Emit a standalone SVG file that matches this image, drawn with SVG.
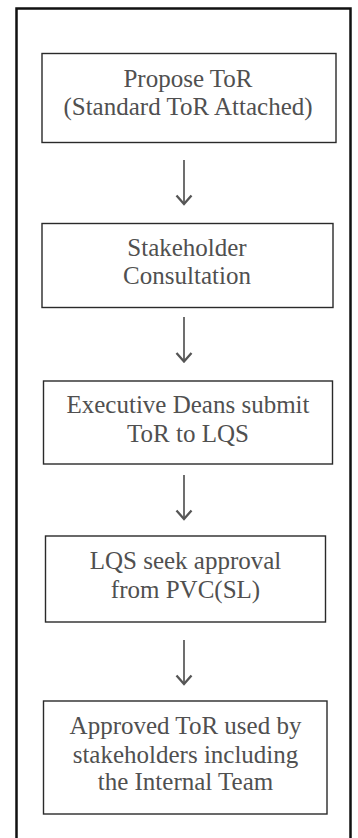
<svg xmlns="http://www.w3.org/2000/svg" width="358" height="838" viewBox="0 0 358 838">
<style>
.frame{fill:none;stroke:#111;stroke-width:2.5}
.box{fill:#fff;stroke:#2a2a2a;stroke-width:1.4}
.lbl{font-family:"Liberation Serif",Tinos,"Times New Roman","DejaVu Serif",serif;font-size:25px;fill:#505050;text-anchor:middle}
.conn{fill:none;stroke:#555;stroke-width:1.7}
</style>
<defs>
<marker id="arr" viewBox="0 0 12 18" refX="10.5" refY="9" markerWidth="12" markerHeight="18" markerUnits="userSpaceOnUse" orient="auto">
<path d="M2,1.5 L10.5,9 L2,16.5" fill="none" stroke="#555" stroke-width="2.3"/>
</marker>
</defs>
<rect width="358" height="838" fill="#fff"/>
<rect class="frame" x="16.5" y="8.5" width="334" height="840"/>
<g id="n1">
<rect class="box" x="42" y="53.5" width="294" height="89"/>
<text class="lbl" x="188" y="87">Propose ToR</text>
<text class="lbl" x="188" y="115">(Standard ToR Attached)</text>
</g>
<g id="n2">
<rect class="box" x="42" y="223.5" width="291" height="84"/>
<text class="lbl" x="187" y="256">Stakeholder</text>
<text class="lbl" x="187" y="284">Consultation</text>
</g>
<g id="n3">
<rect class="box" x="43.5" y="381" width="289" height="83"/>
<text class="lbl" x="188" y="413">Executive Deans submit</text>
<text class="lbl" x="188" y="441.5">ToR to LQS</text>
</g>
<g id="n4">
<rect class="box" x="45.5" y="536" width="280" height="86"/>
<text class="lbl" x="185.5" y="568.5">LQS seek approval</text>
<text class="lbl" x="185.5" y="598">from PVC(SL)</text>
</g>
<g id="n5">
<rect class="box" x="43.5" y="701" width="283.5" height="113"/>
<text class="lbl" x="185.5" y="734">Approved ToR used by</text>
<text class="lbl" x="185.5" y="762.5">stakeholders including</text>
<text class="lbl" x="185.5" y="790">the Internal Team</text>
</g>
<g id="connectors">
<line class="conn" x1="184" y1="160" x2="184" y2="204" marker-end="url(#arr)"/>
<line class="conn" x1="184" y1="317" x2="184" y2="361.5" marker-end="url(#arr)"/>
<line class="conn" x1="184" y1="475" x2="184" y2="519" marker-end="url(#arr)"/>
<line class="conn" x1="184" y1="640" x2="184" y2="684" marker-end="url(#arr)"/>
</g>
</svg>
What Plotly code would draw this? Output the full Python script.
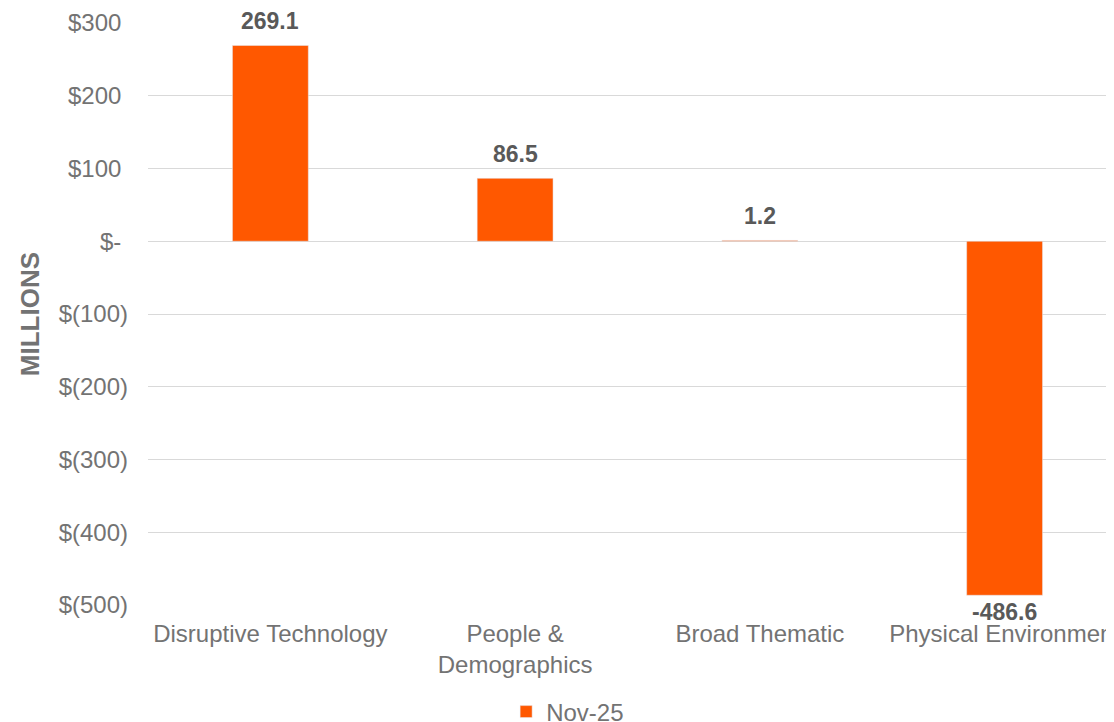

- Task
Write the lines above out again exactly, without any of their pictures.

- Response for this exercise
Emit a standalone SVG file that matches this image, drawn with SVG.
<svg xmlns="http://www.w3.org/2000/svg" width="358" height="838" viewBox="0 0 358 838">
<style>
.frame{fill:none;stroke:#111;stroke-width:2.5}
.box{fill:#fff;stroke:#2a2a2a;stroke-width:1.4}
.lbl{font-family:"Liberation Serif",Tinos,"Times New Roman","DejaVu Serif",serif;font-size:25px;fill:#505050;text-anchor:middle}
.conn{fill:none;stroke:#555;stroke-width:1.7}
</style>
<defs>
<marker id="arr" viewBox="0 0 12 18" refX="10.5" refY="9" markerWidth="12" markerHeight="18" markerUnits="userSpaceOnUse" orient="auto">
<path d="M2,1.5 L10.5,9 L2,16.5" fill="none" stroke="#555" stroke-width="2.3"/>
</marker>
</defs>
<rect width="358" height="838" fill="#fff"/>
<rect class="frame" x="16.5" y="8.5" width="334" height="840"/>
<g id="n1">
<rect class="box" x="42" y="53.5" width="294" height="89"/>
<text class="lbl" x="188" y="87">Propose ToR</text>
<text class="lbl" x="188" y="115">(Standard ToR Attached)</text>
</g>
<g id="n2">
<rect class="box" x="42" y="223.5" width="291" height="84"/>
<text class="lbl" x="187" y="256">Stakeholder</text>
<text class="lbl" x="187" y="284">Consultation</text>
</g>
<g id="n3">
<rect class="box" x="43.5" y="381" width="289" height="83"/>
<text class="lbl" x="188" y="413">Executive Deans submit</text>
<text class="lbl" x="188" y="441.5">ToR to LQS</text>
</g>
<g id="n4">
<rect class="box" x="45.5" y="536" width="280" height="86"/>
<text class="lbl" x="185.5" y="568.5">LQS seek approval</text>
<text class="lbl" x="185.5" y="598">from PVC(SL)</text>
</g>
<g id="n5">
<rect class="box" x="43.5" y="701" width="283.5" height="113"/>
<text class="lbl" x="185.5" y="734">Approved ToR used by</text>
<text class="lbl" x="185.5" y="762.5">stakeholders including</text>
<text class="lbl" x="185.5" y="790">the Internal Team</text>
</g>
<g id="connectors">
<line class="conn" x1="184" y1="160" x2="184" y2="204" marker-end="url(#arr)"/>
<line class="conn" x1="184" y1="317" x2="184" y2="361.5" marker-end="url(#arr)"/>
<line class="conn" x1="184" y1="475" x2="184" y2="519" marker-end="url(#arr)"/>
<line class="conn" x1="184" y1="640" x2="184" y2="684" marker-end="url(#arr)"/>
</g>
</svg>
What Plotly code would draw this? Output the full Python script.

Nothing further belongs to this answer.